Monday, August 10, 2009

The DOE spends more than $12,000 per charter school student; more than twice as much as estimated below

The DOE spends more than $12,000 per charter school student; more than twice as much as estimated below.

This does not count facilities, transportation, food, energy and many other subsidies over and above that amount. Some are apparently mandated by the state (such as transportation); some are not (such as facilities and energy.)

Though charter school advocates complain loudly that they are unfairly underfunded, Patrick has estimated that charter school students get more in taxpayer funds than regular per pupil payments at traditional public schools – not counting all the private fundraising they do.

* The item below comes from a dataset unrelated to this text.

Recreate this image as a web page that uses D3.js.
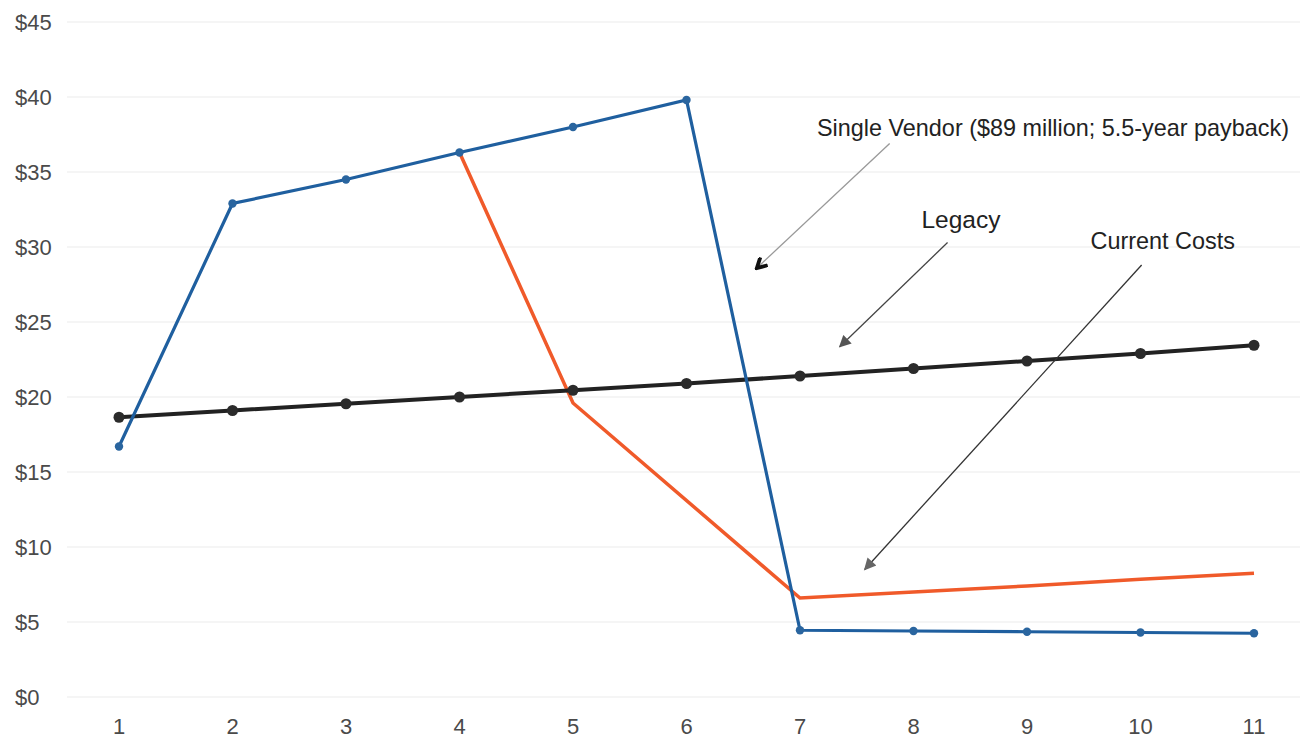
<!DOCTYPE html>
<html>
<head>
<meta charset="utf-8">
<script src="https://cdn.jsdelivr.net/npm/d3@7"></script>
<style>
  body { margin: 0; background: #fff; }
  svg { display: block; font-family: "Liberation Sans", Arial, sans-serif; }
  .tick-label { fill: #4a4a4a; font-size: 22px; }
  .note { fill: #222; }
</style>
</head>
<body>
<svg width="1300" height="744"></svg>
<script>
// dados do gráfico
const years = [1, 2, 3, 4, 5, 6, 7, 8, 9, 10, 11];
const yTicks = [0, 5, 10, 15, 20, 25, 30, 35, 40, 45];
const singleVendor = [16.7, 32.9, 34.5, 36.3, 38.0, 39.8, 4.45, 4.4, 4.35, 4.3, 4.25];
const legacy = [18.65, 19.1, 19.55, 20.0, 20.45, 20.9, 21.4, 21.9, 22.4, 22.9, 23.45];
const currentYears = [4, 5, 7, 8, 9, 10, 11];
const currentCosts = [36.3, 19.6, 6.6, 7.0, 7.4, 7.85, 8.25];

// anotações (em unidades dos dados)
const notes = [
  { text: "Single Vendor ($89 million; 5.5-year payback)", tx: 7.15, ty: 37.4, size: 23.4,
    from: [7.79, 36.9], to: [6.62, 28.6], line: "#999", head: "chevron" },
  { text: "Legacy", tx: 8.07, ty: 31.3, size: 24.5,
    from: [8.30, 30.3], to: [7.35, 23.35], line: "#444", head: "tri-dark" },
  { text: "Current Costs", tx: 9.56, ty: 29.9, size: 23.4,
    from: [10.01, 28.8], to: [7.57, 8.5], line: "#333", head: "tri-gray" }
];

const svg = d3.select("svg");
const x = d3.scaleLinear().domain([1, 11]).range([119, 1254]);
const y = d3.scaleLinear().domain([0, 45]).range([697, 22]);

// pontas de seta
const defs = svg.append("defs");
defs.append("marker")
  .attr("id", "chevron")
  .attr("viewBox", "0 -6 12 12")
  .attr("refX", 10).attr("refY", 0)
  .attr("markerWidth", 13).attr("markerHeight", 13)
  .attr("markerUnits", "userSpaceOnUse")
  .attr("orient", "auto")
  .append("path")
  .attr("d", "M1,-5L10,0L1,5")
  .attr("fill", "none")
  .attr("stroke", "#111")
  .attr("stroke-width", 3.5);
[["tri-dark", "#555"], ["tri-gray", "#666"]].forEach(([id, c]) => {
  defs.append("marker")
    .attr("id", id)
    .attr("viewBox", "0 -5 10 10")
    .attr("refX", 9).attr("refY", 0)
    .attr("markerWidth", 14).attr("markerHeight", 12)
    .attr("markerUnits", "userSpaceOnUse")
    .attr("orient", "auto")
    .append("path")
    .attr("d", "M0,-5L10,0L0,5Z")
    .attr("fill", c);
});

// linhas de grade e rótulos do eixo y
svg.append("g").selectAll("line")
  .data(yTicks)
  .join("line")
  .attr("x1", 67).attr("x2", 1300)
  .attr("y1", d => y(d)).attr("y2", d => y(d))
  .attr("stroke", "#ebebeb")
  .attr("stroke-width", 1);

svg.append("g").selectAll("text")
  .data(yTicks)
  .join("text")
  .attr("class", "tick-label")
  .attr("x", 15)
  .attr("y", d => y(d))
  .attr("dy", "0.36em")
  .text(d => "$" + d);

// rótulos do eixo x
svg.append("g").selectAll("text")
  .data(years)
  .join("text")
  .attr("class", "tick-label")
  .attr("x", d => x(d))
  .attr("y", 734)
  .attr("text-anchor", "middle")
  .text(d => d);

const line = d3.line().x(d => x(d[0])).y(d => y(d[1]));

// Current Costs (laranja, sem marcadores)
const currentPts = currentYears.map((yr, i) => [yr, currentCosts[i]]);
svg.append("path")
  .datum(currentPts)
  .attr("d", line)
  .attr("fill", "none")
  .attr("stroke", "#f05a2a")
  .attr("stroke-width", 3.5)
  .attr("stroke-linejoin", "miter");

// Legacy (preto)
const legacyPts = years.map((yr, i) => [yr, legacy[i]]);
svg.append("path")
  .datum(legacyPts)
  .attr("d", line)
  .attr("fill", "none")
  .attr("stroke", "#222")
  .attr("stroke-width", 4);
svg.append("g").selectAll("circle")
  .data(legacyPts)
  .join("circle")
  .attr("cx", d => x(d[0])).attr("cy", d => y(d[1]))
  .attr("r", 5.5)
  .attr("fill", "#2b2b2b");

// Single Vendor (azul)
const vendorPts = years.map((yr, i) => [yr, singleVendor[i]]);
svg.append("path")
  .datum(vendorPts)
  .attr("d", line)
  .attr("fill", "none")
  .attr("stroke", "#1f5f9f")
  .attr("stroke-width", 3.2);
svg.append("g").selectAll("circle")
  .data(vendorPts)
  .join("circle")
  .attr("cx", d => x(d[0])).attr("cy", d => y(d[1]))
  .attr("r", 4.2)
  .attr("fill", "#2a659f");

// anotações com setas
notes.forEach(n => {
  svg.append("line")
    .attr("x1", x(n.from[0])).attr("y1", y(n.from[1]))
    .attr("x2", x(n.to[0])).attr("y2", y(n.to[1]))
    .attr("stroke", n.line)
    .attr("stroke-width", 1.3)
    .attr("marker-end", `url(#${n.head})`);
  svg.append("text")
    .attr("class", "note")
    .attr("x", x(n.tx)).attr("y", y(n.ty))
    .attr("font-size", n.size)
    .text(n.text);
});
</script>
</body>
</html>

For more on this, see http://nycpublicschoolparents.blogspot.com/2008/09/charter-school-funding-per-child-much.html

The DOE has said that they get neither more or less than regular public school students, but has resisted providing a full analysis or explanation. The IBO was supposed to come out with their own analysis that is nearly a year overdue.

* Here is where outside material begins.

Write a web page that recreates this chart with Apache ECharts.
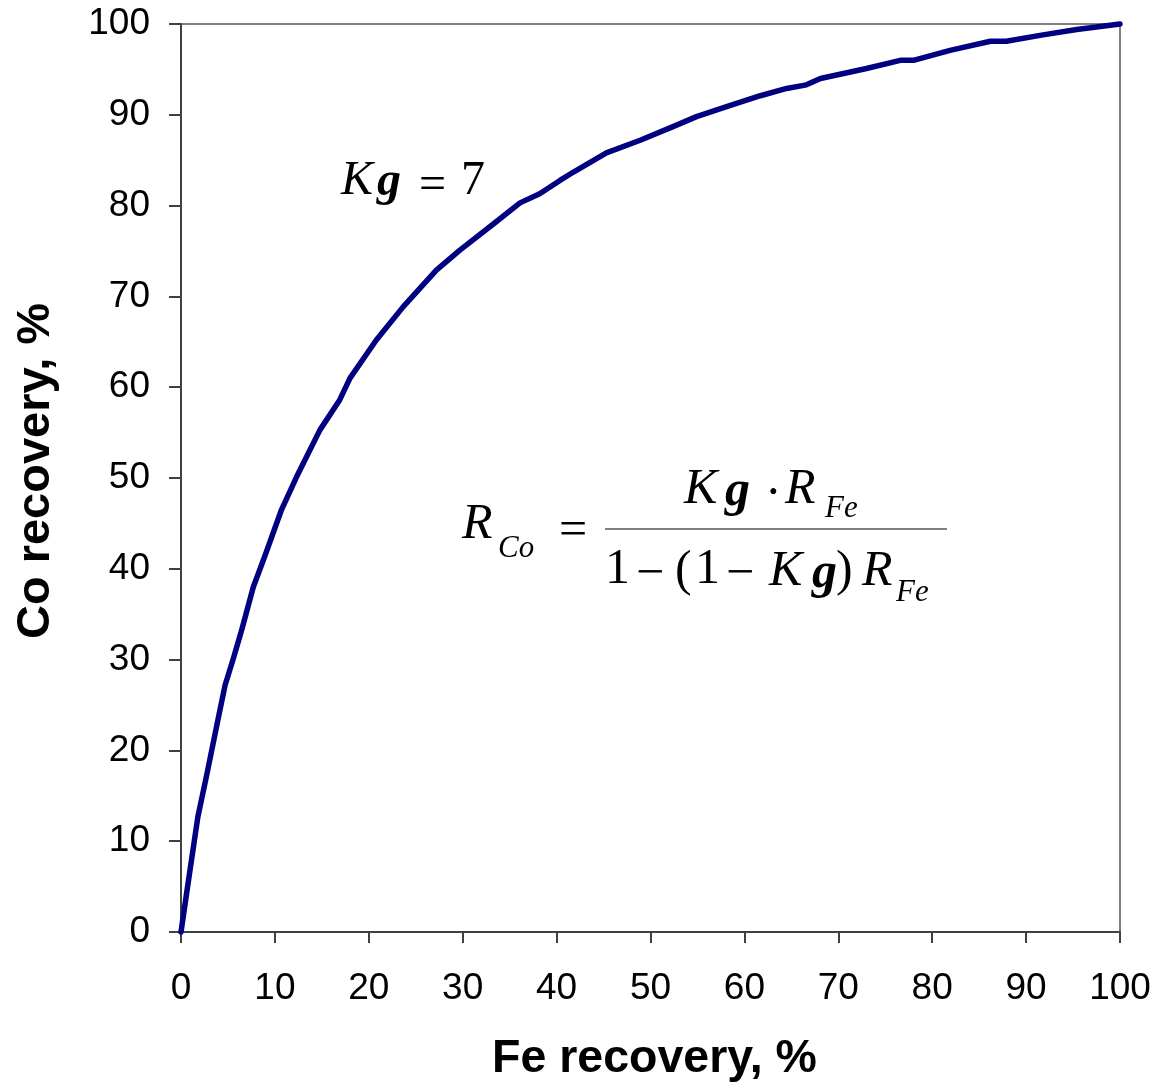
<!DOCTYPE html>
<html>
<head>
<meta charset="utf-8">
<script src="https://cdn.jsdelivr.net/npm/echarts@6/dist/echarts.min.js"></script>
<style>
html,body{margin:0;padding:0;background:#fff;}
#chart{width:1158px;height:1085px;}
</style>
</head>
<body>
<div id="chart"></div>
<script>
// Fe recovery, % (x) and Co recovery, % (y)
const feRecovery = [0, 0.8, 1.8, 2.7, 4.0, 4.7, 5.6, 6.5, 7.7, 9.0, 10.7, 12.3, 14.8, 16.9, 18.0, 20.8, 23.7, 27.2, 29.7, 33.3, 36.1, 38.2, 40.4, 41.8, 45.3, 48.9, 52.4, 54.9, 58.1, 61.7, 64.5, 66.6, 68.1, 73.0, 76.6, 78.0, 81.9, 86.2, 87.9, 91.8, 95.4, 100];
const coRecovery = [0, 5.7, 12.7, 17.1, 23.7, 27.2, 30.2, 33.4, 38.0, 41.6, 46.5, 50.1, 55.3, 58.6, 61.0, 65.2, 68.9, 72.9, 75.1, 78.0, 80.3, 81.3, 82.8, 83.7, 85.8, 87.2, 88.7, 89.8, 90.9, 92.1, 92.9, 93.3, 94.0, 95.1, 96.0, 96.0, 97.1, 98.1, 98.1, 98.8, 99.4, 100];
const xTicks = {min: 0, max: 100, interval: 10};
const yTicks = {min: 0, max: 100, interval: 10};
const xTitle = 'Fe recovery, %';
const yTitle = 'Co recovery, %';

const points = feRecovery.map((x, i) => [x, coRecovery[i]]);

const SERIF = '"Liberation Serif", "Times New Roman", serif';
function gt(txt, x, cy, size, opts) {
  opts = opts || {};
  return {
    type: 'text', x: x, y: cy, silent: true,
    style: {
      text: txt, fontFamily: SERIF, fontSize: size,
      fontStyle: opts.style || 'normal',
      fontWeight: opts.weight || 'normal',
      fill: '#000', verticalAlign: 'middle', align: 'left'
    }
  };
}

const K7 = 48, M = 50, S = 31;
const annotations = [
  // Kg = 7
  gt('K', 341, 181, K7, {style: 'italic'}),
  gt('g', 377, 183, K7, {style: 'italic', weight: 'bold'}),
  gt('=', 419, 186, K7),
  gt('7', 461, 181, K7),
  // R_Co =
  gt('R', 462, 525, M, {style: 'italic'}),
  gt('Co', 498, 549, S, {style: 'italic'}),
  gt('=', 559, 532, M),
  // numerator
  gt('K', 684, 490, M, {style: 'italic'}),
  gt('g', 725, 492, M, {style: 'italic', weight: 'bold'}),
  gt('\u00b7', 765, 495, M),
  gt('R', 785, 490, M, {style: 'italic'}),
  gt('Fe', 825, 509, S, {style: 'italic'}),
  // denominator
  gt('1', 605, 570, M),
  gt('\u2212', 636, 575, M),
  gt('(', 675, 572, M),
  gt('1', 695, 570, M),
  gt('\u2212', 726, 575, M),
  gt('K', 769, 572, M, {style: 'italic'}),
  gt('g', 812, 574, M, {style: 'italic', weight: 'bold'}),
  gt(')', 836, 572, M),
  gt('R', 862, 572, M, {style: 'italic'}),
  gt('Fe', 896, 593, S, {style: 'italic'}),
  // fraction bar
  {type: 'line', silent: true, shape: {x1: 605, y1: 529, x2: 947, y2: 529},
   style: {stroke: '#808080', lineWidth: 2}}
];

const chart = echarts.init(document.getElementById('chart'), null, {renderer: 'canvas'});
const SANS = '"Liberation Sans", Arial, sans-serif';
const axisFont = {fontFamily: SANS, fontSize: 37, color: '#000'};
chart.setOption({
  animation: false,
  backgroundColor: '#fff',
  grid: {
    left: 181, right: 38, top: 24, bottom: 153,
    show: true, borderColor: '#808080', borderWidth: 2,
    containLabel: false, outerBoundsMode: 'none'
  },
  xAxis: {
    type: 'value', min: xTicks.min, max: xTicks.max, interval: xTicks.interval,
    name: xTitle, nameLocation: 'middle', nameGap: 104,
    nameTextStyle: {fontFamily: SANS, fontSize: 46.5, fontWeight: 'bold', color: '#000', padding: [0, 0, 0, 8]},
    axisLine: {show: true, onZero: false, lineStyle: {color: '#404040', width: 2}},
    axisTick: {show: true, inside: false, length: 11, lineStyle: {color: '#404040', width: 2}},
    axisLabel: Object.assign({margin: 38}, axisFont),
    splitLine: {show: false}
  },
  yAxis: {
    type: 'value', min: yTicks.min, max: yTicks.max, interval: yTicks.interval,
    name: yTitle, nameLocation: 'middle', nameGap: 121, nameRotate: 90,
    nameTextStyle: {fontFamily: SANS, fontSize: 47, fontWeight: 'bold', color: '#000', padding: [0, 0, 0, 14]},
    axisLine: {show: true, onZero: false, lineStyle: {color: '#404040', width: 2}},
    axisTick: {show: true, inside: false, length: 12, lineStyle: {color: '#404040', width: 2}},
    axisLabel: Object.assign({margin: 31}, axisFont),
    splitLine: {show: false}
  },
  series: [{
    type: 'line', data: points, showSymbol: false, symbol: 'none',
    smooth: false, clip: false,
    lineStyle: {color: '#000080', width: 5.5, join: 'round', cap: 'round'}
  }],
  graphic: annotations
});
</script>
</body>
</html>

In his speech during the governance debate, Sen. Perkins went on at great length about how charter schools were just being introduced in primarily minority neighborhoods such as Harlem. Perhaps someone ought to let him no that no community or district is exempt.

Leonie Haimson
Executive Director
Class Size Matters

1 comment:

Zitmeds said...

The claim that "charters are public" is a falsely propagated myth designed to deceive our public.

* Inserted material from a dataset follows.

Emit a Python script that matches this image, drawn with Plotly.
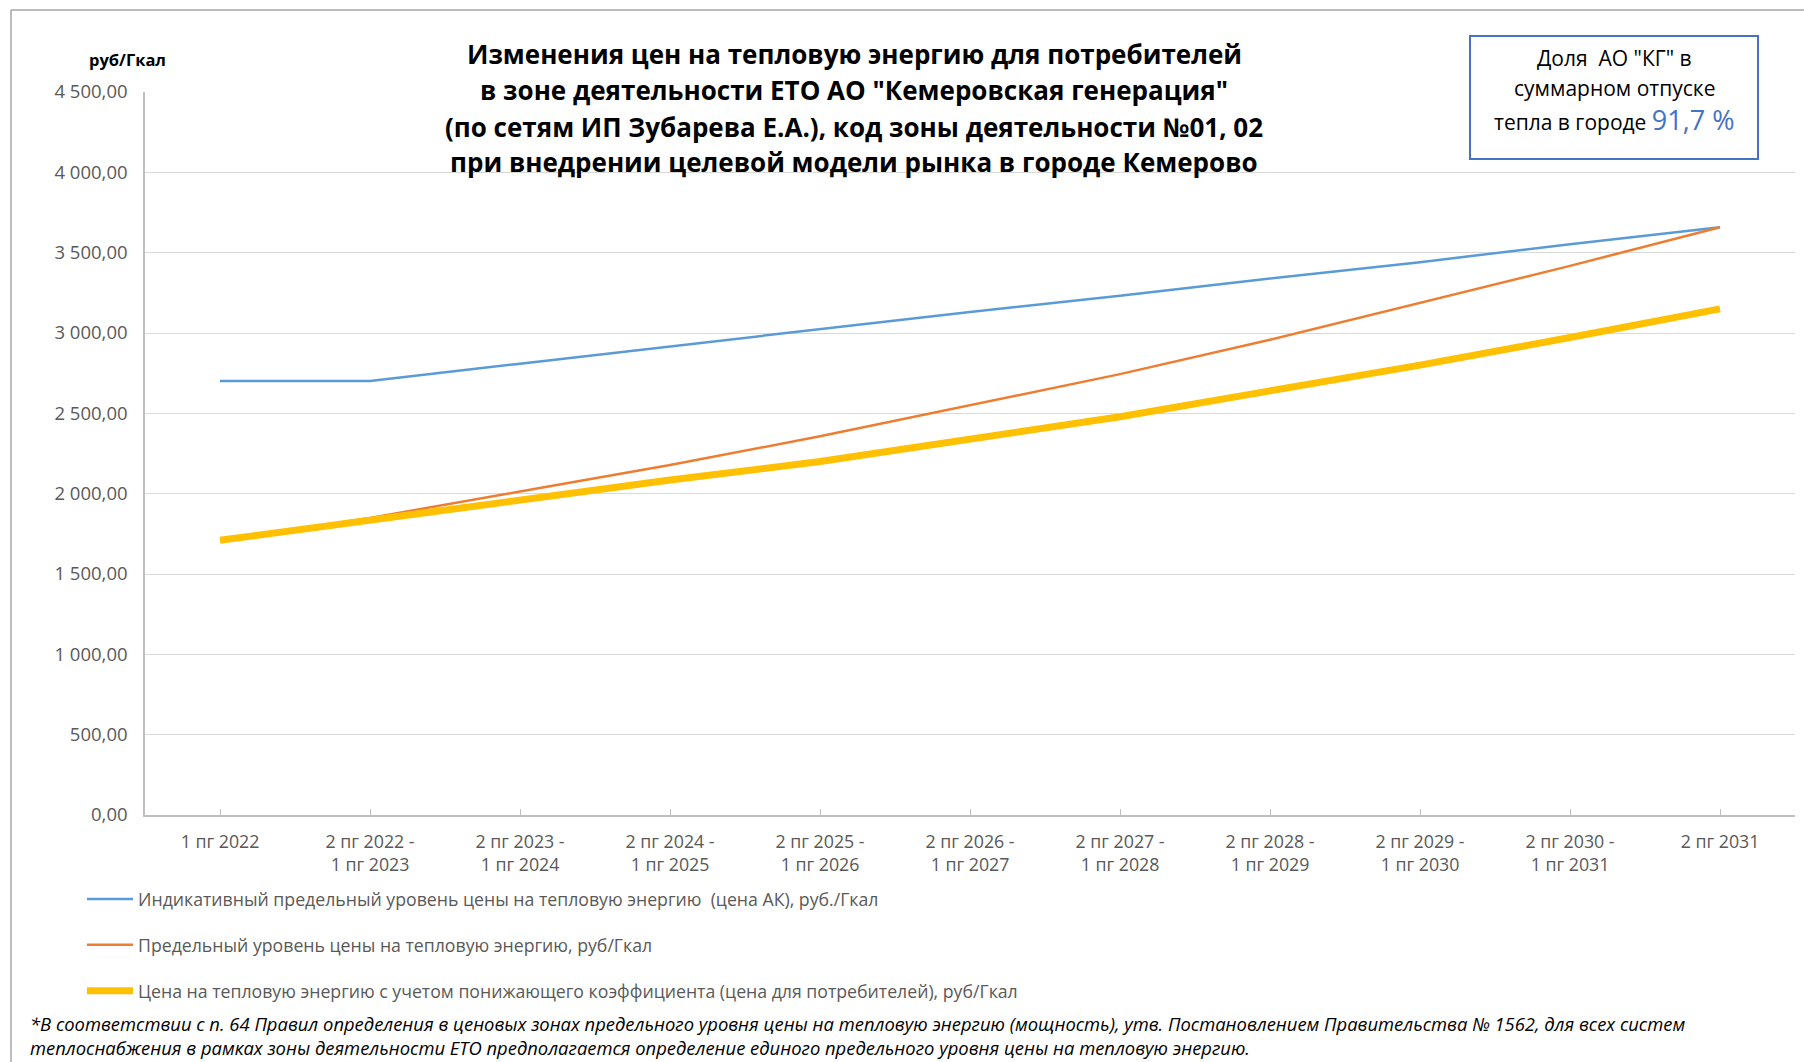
import plotly.graph_objects as go

categories = ["1 пг 2022", "2 пг 2022 -<br>1 пг 2023", "2 пг 2023 -<br>1 пг 2024", "2 пг 2024 -<br>1 пг 2025",
              "2 пг 2025 -<br>1 пг 2026", "2 пг 2026 -<br>1 пг 2027", "2 пг 2027 -<br>1 пг 2028",
              "2 пг 2028 -<br>1 пг 2029", "2 пг 2029 -<br>1 пг 2030", "2 пг 2030 -<br>1 пг 2031", "2 пг 2031"]
indicative_price = [2701, 2701, 2809, 2916, 3024, 3131, 3232, 3339, 3441, 3553, 3658]
limit_price = [1710, 1849, 2013, 2178, 2357, 2551, 2744, 2958, 3190, 3418, 3658]
consumer_price = [1710, 1838, 1956, 2085, 2200, 2336, 2479, 2640, 2800, 2972, 3150]

y_ticks = [0, 500, 1000, 1500, 2000, 2500, 3000, 3500, 4000, 4500]
y_tick_text = ["0,00", "500,00", "1 000,00", "1 500,00", "2 000,00", "2 500,00", "3 000,00",
               "3 500,00", "4 000,00", "4 500,00"]

series_names = [
    "Индикативный предельный уровень цены на тепловую энергию  (цена АК), руб./Гкал",
    "Предельный уровень цены на тепловую энергию, руб/Гкал",
    "Цена на тепловую энергию с учетом понижающего коэффициента (цена для потребителей), руб/Гкал",
]

title_lines = [
    "Изменения цен на тепловую энергию для потребителей",
    "в зоне деятельности ЕТО АО \"Кемеровская генерация\"",
    "(по сетям ИП Зубарева Е.А.), код зоны деятельности №01, 02",
    "при внедрении целевой модели рынка в городе Кемерово",
]

footnote = ("*В соответствии с п. 64 Правил определения в ценовых зонах предельного уровня цены на тепловую энергию (мощность), "
            "утв. Постановлением Правительства № 1562, для всех систем<br>"
            "теплоснабжения в рамках зоны деятельности ЕТО предполагается определение единого предельного уровня цены на тепловую энергию.")

W, H = 1804, 1062
L, R, T, B = 145, 1795, 92, 815
FONT = "Open Sans"


def px(x):
    return (x - L) / (R - L)


def py(y):
    return (B - y) / (B - T)


fig = go.Figure()
fig.add_trace(go.Scatter(x=list(range(len(categories))), y=indicative_price, mode="lines", name=series_names[0],
                         line=dict(color="#5B9BD5", width=2.5), legendgroup="a"))
fig.add_trace(go.Scatter(x=list(range(len(categories))), y=limit_price, mode="lines", name=series_names[1],
                         line=dict(color="#ED7D31", width=2.5), legendgroup="b"))
fig.add_trace(go.Scatter(x=list(range(len(categories))), y=consumer_price, mode="lines", name=series_names[2],
                         line=dict(color="#FFC000", width=7), legendgroup="c"))

annotations = []
title_y = [54, 90, 127, 162]
for line, yy in zip(title_lines, title_y):
    annotations.append(dict(xref="paper", yref="paper", x=px(854), y=py(yy), text=f"<b>{line}</b>",
                            showarrow=False, xanchor="center", yanchor="middle",
                            font=dict(family=FONT, size=26, color="#000000")))

annotations.append(dict(xref="paper", yref="paper", x=px(87), y=py(60), text="<b>руб/Гкал</b>",
                        showarrow=False, xanchor="left", yanchor="middle",
                        font=dict(family=FONT, size=16.5, color="#000000")))

box_lines = [("Доля  АО \"КГ\" в", 58), ("суммарном отпуске", 88)]
for t, yy in box_lines:
    annotations.append(dict(xref="paper", yref="paper", x=px(1614), y=py(yy), text=t, showarrow=False,
                            xanchor="center", yanchor="middle", font=dict(family=FONT, size=21, color="#000000")))
annotations.append(dict(xref="paper", yref="paper", x=px(1614), y=py(120),
                        text="тепла в городе <span style='font-size:27px;color:#4472C4'>91,7 %</span>",
                        showarrow=False, xanchor="center", yanchor="middle",
                        font=dict(family=FONT, size=21, color="#000000")))

annotations.append(dict(xref="paper", yref="paper", x=px(28), y=py(1035), text=f"<i>{footnote}</i>",
                        showarrow=False, xanchor="left", yanchor="middle", align="left",
                        font=dict(family=FONT, size=18.4, color="#000000")))

shapes = [
    dict(type="rect", xref="paper", yref="paper", x0=px(1470), x1=px(1758), y0=py(36), y1=py(159),
         line=dict(color="#4472C4", width=2), fillcolor="rgba(0,0,0,0)"),
    dict(type="line", xref="paper", yref="paper", x0=px(11), x1=px(11), y0=py(10), y1=py(1080),
         line=dict(color="#A6A6A6", width=1.5)),
    dict(type="line", xref="paper", yref="paper", x0=px(11), x1=px(1820), y0=py(10), y1=py(10),
         line=dict(color="#A6A6A6", width=1.5)),
]

fig.update_layout(
    width=W, height=H,
    margin=dict(l=L, r=W - R, t=T, b=H - B),
    paper_bgcolor="white", plot_bgcolor="white",
    font=dict(family=FONT, size=18, color="#595959"),
    showlegend=True,
    legend=dict(orientation="v", x=px(82), y=py(881), xanchor="left", yanchor="top",
                font=dict(family=FONT, size=17.7, color="#595959"), tracegroupgap=19.8,
                itemwidth=46, bgcolor="rgba(0,0,0,0)"),
    annotations=annotations,
    shapes=shapes,
    xaxis=dict(range=[-0.5, len(categories) - 0.5], tickmode="array", tickvals=list(range(len(categories))),
               ticktext=categories, showgrid=False, showline=True, linecolor="#BFBFBF", linewidth=1.5,
               ticks="inside", ticklen=6, tickcolor="#BFBFBF", zeroline=False, ticklabelstandoff=10,
               tickfont=dict(family=FONT, size=17.8, color="#595959")),
    yaxis=dict(range=[0, 4500], tickmode="array", tickvals=y_ticks, ticktext=y_tick_text,
               showgrid=True, gridcolor="#D9D9D9", gridwidth=1, showline=True, linecolor="#BFBFBF",
               linewidth=1.5, zeroline=False, ticks="", ticklabelstandoff=12,
               tickfont=dict(family=FONT, size=18.5, color="#595959")),
)

fig.write_html("out.html")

When charters have private boards and are exempt from public oversight, regulations & laws, union regs & laws, and can manipulate who they can accept, then they are private. If Harlem Success Academy Director can appropriate a $370K Salary without public input or a Brooklyn Charter Director appropriates a $700K salary, then we should be able to indict those charter-operators for super-grand larceny....had they not been exempt from public laws and oversight.

Charters schools, yes, do appropriate or rob the public schools of public monies. But they run privately.